According to reports this week, India is contemplating to invest $10 billion for increasing the special drawing rights (SDR) quota with the International Monetary Fund. Earlier, India’s gold buy of 200 tonne from the IMF was another step in its diversification drive.

IMF’s quasi-currency, the SDR, an idea first mooted in 1969, is slowly but surely getting back in business. In a run-up to the recent G-20 meet, Zhou Xiaochuan, Governor of People’s Bank of China, had suggested that “replacing the dollar with the SDRs’ as the dominant reserve currency would bring greater stability to the global financial system”. The G-20 decision to create $250 billion in new SDRs for some observers marks a significant step towards establishing the SDR as a global reserve currency.

The idea of a new global currency is gaining ground as well. The IMF suggests, “This would have to be issued by a new global monetary institution disconnected from the economic problems of any one country. This currency could serve as a risk-free global asset.”

However, experts back home remain divided about the future of the new global currency, Jamal Mecklai, CEO, Mecklai Financial, affirms that national currencies will continue to exist.

He cites the example of the euro, which was “quite an adventure and, as we see, it is taking years — decades — to come to fruition. A currency needs to have a central bank that owns it/prints it. No country can politically afford to give over its monetary life to another and I do not believe countries will give over their monetary lives to the IMF.”

According to Niru Yadav, a senior research associate with the Jaipur-based Centre for International Trade, Economics & Environment, introducing a new global currency would add more complexity into the global financial system. “Given that SDRs are not currencies and only potential claims on freely useable currencies, they have quite limited use. All market transactions involving the private sector take place via convertible currencies such as the dollar and euro; SDRs may not play a bigger role in the world financial systems.”

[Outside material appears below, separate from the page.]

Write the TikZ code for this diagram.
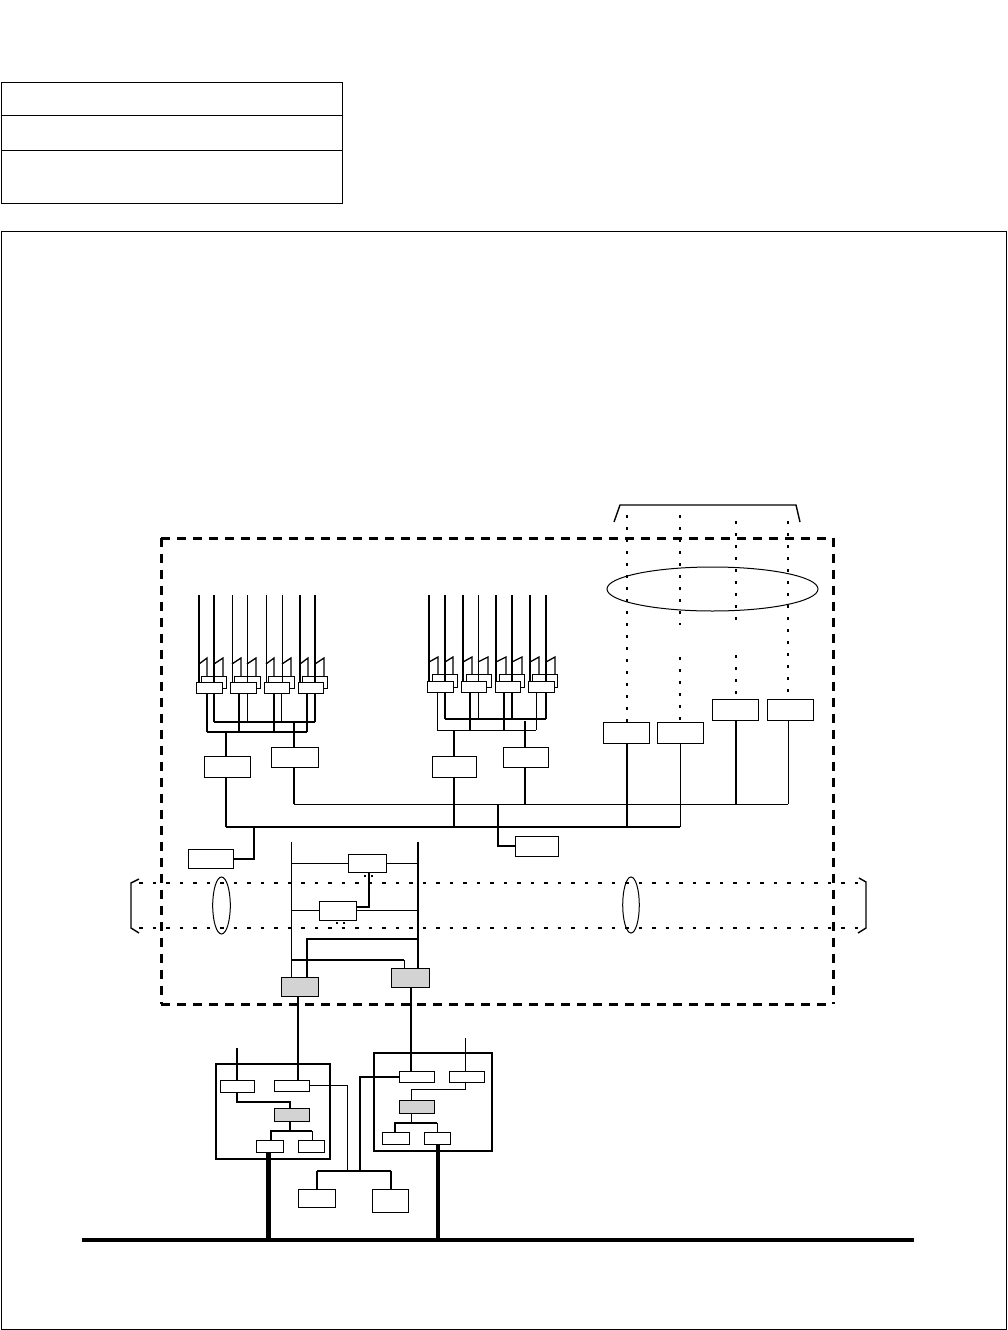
\documentclass[tikz,border=0pt]{standalone}
\usetikzlibrary{calc}
\pgfdeclarelayer{rear}\pgfdeclarelayer{wires}\pgfsetlayers{rear,wires,main}
\tikzset{
  boxstyle/.style={draw=black,line width=1pt,inner sep=0pt,outer sep=0pt,fill=white},
  grayfill/.style={fill=graybox},
  openbox/.style={fill=none},
  thin1/.style={line width=1pt},
  med/.style={line width=1.4pt},
  busline/.style={line width=1.2pt},
  hvy/.style={line width=2pt},
  dotline/.style={line width=2.4pt,dash pattern=on 3pt off 9pt},
  dothoriz/.style={line width=2.2pt,dash pattern=on 3.5pt off 10pt},
  bigdash/.style={line width=3pt,dash pattern=on 9pt off 7pt},
  tick/.style={line width=1.3pt,line join=miter}
}
\definecolor{graybox}{HTML}{D3D3D3}
\newcommand\bx[6][]{\node[boxstyle,#1,minimum width={(#5-#3)*1pt},minimum height={(#6-#4)*1pt}] (#2) at ({(#3+#5)/2},{(#4+#6)/2}) {};}
\begin{document}
\begin{tikzpicture}[x=1pt,y=-1pt]
\useasboundingbox (0,0) rectangle (1008,1330);
% frames
\bx[openbox]{tableA}{1}{82}{342}{115}
\bx[openbox]{tableB}{1}{115}{342}{150}
\bx[openbox]{tableC}{1}{150}{342}{203}
\bx[openbox]{outer}{1}{231}{1006}{1329}
\node[boxstyle,openbox,draw=none,minimum width=672pt,minimum height=466pt] (zone) at (497,771) {};
\begin{pgfonlayer}{wires}
\draw[bigdash] (zone.north west) -- (zone.north east);
\draw[bigdash] (zone.south west) -- (zone.south east);
\draw[bigdash] (zone.north west) -- (zone.south west);
\draw[bigdash] (zone.north east) -- (zone.south east);
\end{pgfonlayer}
% ---------- group 1 and 2 front and rear relay boxes
\begin{pgfonlayer}{rear}
\foreach \n/\a/\b in {1/201/226,2/234/260,3/268/294,4/302/327}{\bx{pb\n}{\a}{676}{\b}{688}}
\foreach \n/\a/\b in {1/432/457,2/466/491,3/499/524,4/532/557}{\bx{qb\n}{\a}{674}{\b}{687}}
\end{pgfonlayer}
\foreach \n/\a/\b in {1/196/222,2/230/256,3/264/289,4/298/323}{\bx{pf\n}{\a}{682}{\b}{693}}
\foreach \n/\a/\b in {1/427/453,2/461/486,3/495/520,4/528/554}{\bx{qf\n}{\a}{681}{\b}{692}}
\bx{pA}{204}{756}{250}{777}
\bx{pB}{271}{747}{318}{767}
\bx{qA}{432}{756}{476}{777}
\bx{qB}{503}{747}{548}{767}
% right hand boxes
\bx{rE}{603}{722}{649}{743}
\bx{rF}{657}{722}{703}{743}
\bx{rG}{712}{699}{758}{720}
\bx{rH}{767}{699}{813}{720}
\bx{sI}{188}{849}{233}{868}
\bx{sJ}{515}{836}{558}{856}
\bx{sK}{348}{854}{386}{872}
\bx{sL}{319}{901}{356}{920}
\bx[grayfill]{sM}{281}{977}{318}{996}
\bx[grayfill]{sN}{391}{968}{429}{987}
% lower units
\bx[openbox,line width=1.5pt]{unitQ}{216}{1064}{330}{1159}
\bx[openbox,line width=1.2pt]{unitR}{374}{1053}{492}{1151}
\bx{qS1}{220}{1080}{254}{1092}
\bx{qS2}{274}{1080}{309}{1091}
\bx[grayfill]{qT}{274}{1108}{309}{1121}
\bx{qU1}{256}{1140}{283}{1152}
\bx{qU2}{298}{1140}{324}{1152}
\bx{rW1}{399}{1071}{434}{1082}
\bx{rW2}{449}{1071}{484}{1082}
\bx[grayfill]{rX}{399}{1100}{434}{1113}
\bx{rY1}{382}{1132}{409}{1144}
\bx{rY2}{424}{1132}{450}{1144}
\bx{vA}{298}{1189}{335}{1207}
\bx{vB}{372}{1189}{408}{1212}
\node[boxstyle,openbox,draw=none,minimum width=211pt,minimum height=44pt] (oval1) at (712.5,589) {};
\begin{pgfonlayer}{wires}
% group 1 inputs
\foreach \k/\x/\tx/\w in {1/199/207/2pt,1/214/223/2pt,2/232/241/1pt,2/247/256/1pt,3/266/274/1pt,3/282/291/1pt,4/300/308/2pt,4/315/324/2pt}{
  \coordinate (pt\x) at (\x,595);
  \draw[line width=\w] (pt\x) -- (pt\x |- pf\k.north);
  \draw[tick] (\x,664) -- (\tx,658) -- (\tx,676);
}
% group 2 inputs
\foreach \k/\x/\tx/\w in {1/429/438/2pt,1/445/453/2pt,2/463/472/2pt,2/478/488/1pt,3/496/506/2pt,3/512/522/2pt,4/530/539/2pt,4/546/555/2pt}{
  \coordinate (qt\x) at (\x,595);
  \draw[line width=\w] (qt\x) -- (qt\x |- qf\k.north);
  \draw[tick] (\x,662) -- (\tx,657) -- (\tx,674);
}
% group 1 lower buses
\coordinate (pu1) at (214,722); \coordinate (pu2) at (315,722);
\coordinate (pv1) at (207,732); \coordinate (pv2) at (307,732);
\draw[hvy] (pu1) -- (pu2);
\draw[hvy] (pv1) -- (pv2);
\foreach \k/\x/\w in {1/207/1.3pt,2/239/2pt,3/274/2pt,4/307/2pt}{\draw[line width=\w] (pf\k.south -| \x,0) -- (\x,732);}
\foreach \k/\x/\w in {1/214/2pt,2/247/1pt,3/281/1pt,4/315/2pt}{\draw[line width=\w] (pf\k.south -| \x,0) -- (\x,722);}
\draw[hvy] (226,732) -- (pA.north -| 226,0);
\draw[hvy] (294,722) -- (pB.north -| 294,0);
% group 2 lower buses
\coordinate (qu1) at (445,719); \coordinate (qu2) at (546,719);
\coordinate (qv1) at (437,730); \coordinate (qv2) at (536,730);
\draw[hvy] (qu1) -- (qu2);
\draw[thin1] (qv1) -- (qv2);
\foreach \k/\x/\w in {1/437/1pt,2/470/2pt,3/504/2pt,4/536/1pt}{\draw[line width=\w] (qf\k.south -| \x,0) -- (\x,730);}
\foreach \k/\x/\w in {1/445/2pt,2/478/1pt,3/512/2pt,4/546/2pt}{\draw[line width=\w] (qf\k.south -| \x,0) -- (\x,719);}
\draw[hvy] (454,730) -- (qA.north -| 454,0);
\draw[hvy] (525,721) -- (qB.north -| 525,0);
% main horizontal buses
\coordinate (bus4a) at (294,804); \coordinate (bus4b) at (788,804);
\coordinate (bus8a) at (226,827); \coordinate (bus8b) at (680,827);
\draw[thin1] (bus4a) -- (bus4b);
\draw[busline] (bus8a) -- (bus8b);
\draw[med] (pA.south -| 226,0) -- (bus8a);
\draw[med] (pB.south -| 294,0) -- (bus4a);
\draw[med] (qA.south -| 454,0) -- (454,827);
\draw[med] (qB.south -| 525,0) -- (525,804);
\draw[hvy] (rE.south -| 627,0) -- (627,827);
\draw[thin1] (rF.south -| 680,0) -- (bus8b);
\draw[hvy] (rG.south -| 736,0) -- (736,804);
\draw[thin1] (rH.south -| 788,0) -- (bus4b);
\draw[hvy] (sI.east) -| (254,827);
\draw[med] (498,804) |- (sJ.west);
% dotted feeders
\coordinate (brk1) at (620,505); \coordinate (brk2) at (796,505);
\draw[med] (614,522) -- (brk1) -- (brk2) -- (800,522);
\draw[dotline] (627,515) -- (rE.north -| 627,0);
\draw[dotline] (680,515) -- (680,625);
\draw[dotline] (680,657) -- (rF.north -| 680,0);
\draw[dotline] (736,521) -- (736,622);
\draw[dotline] (736,655) -- (rG.north -| 736,0);
\draw[dotline] (788,521) -- (rH.north -| 788,0);
% horizontal dotted pair with brackets
\coordinate (dA1) at (139,883); \coordinate (dA2) at (861,883);
\coordinate (dB1) at (139,928); \coordinate (dB2) at (861,928);
\draw[dothoriz] (dA1) -- (dA2);
\draw[dothoriz] (dB1) -- (dB2);
\draw[med] (139,879) -- (131,883) -- (131,928) -- (139,933);
\draw[med] (859,878) -- (866,882) -- (866,928) -- (858,933);
% centre rails
\coordinate (railA) at (291,842); \coordinate (railB) at (418,842);
\draw[thin1] (railA) -- (railA |- sM.north);
\draw[med] (railB) -- (railB |- sN.north);
\draw[thin1] (sK.west) -- (sK.west -| railA);
\draw[thin1] (sK.east) -- (sK.east -| railB);
\draw[thin1] (sL.west) -- (sL.west -| railA);
\draw[thin1] (sL.east) -- (sL.east -| railB);
\draw[hvy] (356,907) -| (369,872);
\draw[line width=1.5pt,dash pattern=on 1.5pt off 5.5pt] (365,875) -- (365,877);
\draw[line width=1.5pt,dash pattern=on 1.5pt off 5.5pt] (372,875) -- (372,877);
\draw[line width=1.5pt,dash pattern=on 1.5pt off 5.5pt] (337,922) -- (337,924);
\draw[line width=1.5pt,dash pattern=on 1.5pt off 5.5pt] (344,922) -- (344,924);
\draw[hvy] (sM.north -| 307,0) |- (418,939);
\draw[med] (291,960) -- (404,960);
\draw[thin1] (404,960) -- (sN.north -| 404,0);
% links to lower units
\draw[hvy] (sM.south -| 298,0) -- (qS2.north -| 298,0);
\draw[hvy] (sN.south -| 411,0) -- (rW1.north -| 411,0);
\coordinate (inL) at (237,1048); \coordinate (inR) at (465,1038);
\draw[med] (inL) -- (inL |- qS1.north);
\draw[thin1] (inR) -- (inR |- rW2.north);
\draw[hvy] (qS1.south) |- (290,1102) -- (qT.north -| 290,0);
\draw[hvy] (qT.south -| 290,0) -- (290,1131);
\draw[hvy] (qU1.north -| 271,0) |- (312,1131);
\draw[thin1] (312,1131) -- (qU2.north -| 312,0);
\draw[thin1] (qS2.east) -| (347,1171);
\coordinate (busV1) at (317,1171); \coordinate (busV2) at (391,1171);
\draw[hvy] (busV1) -- (busV2);
\draw[hvy] (vA.north -| 317,0) -- (busV1);
\draw[hvy] (vB.north -| 391,0) -- (busV2);
\draw[hvy] (360,1171) |- (rW1.west);
\draw[thin1] (rW2.south -| 465,0) |- (411,1089) -- (rX.north -| 411,0);
\draw[thin1] (rX.south -| 411,0) -- (411,1123);
\draw[hvy] (rY1.north -| 395,0) |- (437,1123);
\draw[thin1] (437,1123) -- (rY2.north -| 437,0);
% main bus
\coordinate (mainL) at (82,1240); \coordinate (mainR) at (914,1240);
\draw[line width=3.5pt] (mainL) -- (mainR);
\draw[line width=5pt] (qU1.south -| 268,0) -- (268,1240);
\draw[line width=4pt] (rY2.south -| 438,0) -- (438,1240);
\end{pgfonlayer}
% ellipses
\draw[thin1] (oval1.center) ellipse [x radius=105.5,y radius=22];
\node[boxstyle,openbox,draw=none] (oval2) at (221.5,905.5) {};
\node[boxstyle,openbox,draw=none] (oval3) at (631,905) {};
\draw[thin1] (oval2.center) ellipse [x radius=8.8,y radius=28.5];
\draw[thin1] (oval3.center) ellipse [x radius=8.3,y radius=28];
\end{tikzpicture}
\end{document}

However Dr. D. R. Agarwal, Director, Institute of International Trade, Kolkata, is optimistic that the world is moving towards an alternate reserve currency. “The currency cannot be a single currency but only can be a mix of several hot currencies on the basis of three cardinal principles: the size of the economy, the value of international trade and the amount of foreign investment. The yuan and the rupee can join basket of currencies in future when they improve their status as per the above three criteria, and meanwhile a process can start by downsizing the importance of dollar so that in the eventuality of its collapse an alternate can be resolved by the world.”

Agarwal reasons that the demand for an alternate currency to dollar in the form of SDR by China, Russia and India is not baseless as the time for the end of dollar diplomacy is likely to end. “It is high time that a genuine effort is made to look for an alternative currency of international reserve, whereby the fallacious system of the US consuming by borrowing can be replaced by a more rational system, wherein developing countries, which hitherto are deploying their entire surpluses in dollar, can work out a system to recycle their surpluses. The present financial architecture, the root cause of the financial crisis, can be replaced by a sound global financial system.”

Ajit Dayal, President, Quantum Asset Management Company cautions, “The problem with paper currencies — whether one single currency, or a basket such as an SDR — is that they continue to remain hostage to the ability of politicians to print money to fulfil the promises made to voters like us. So finding the right ‘currency’ that suits politicians and voters is a work-in-evolution.”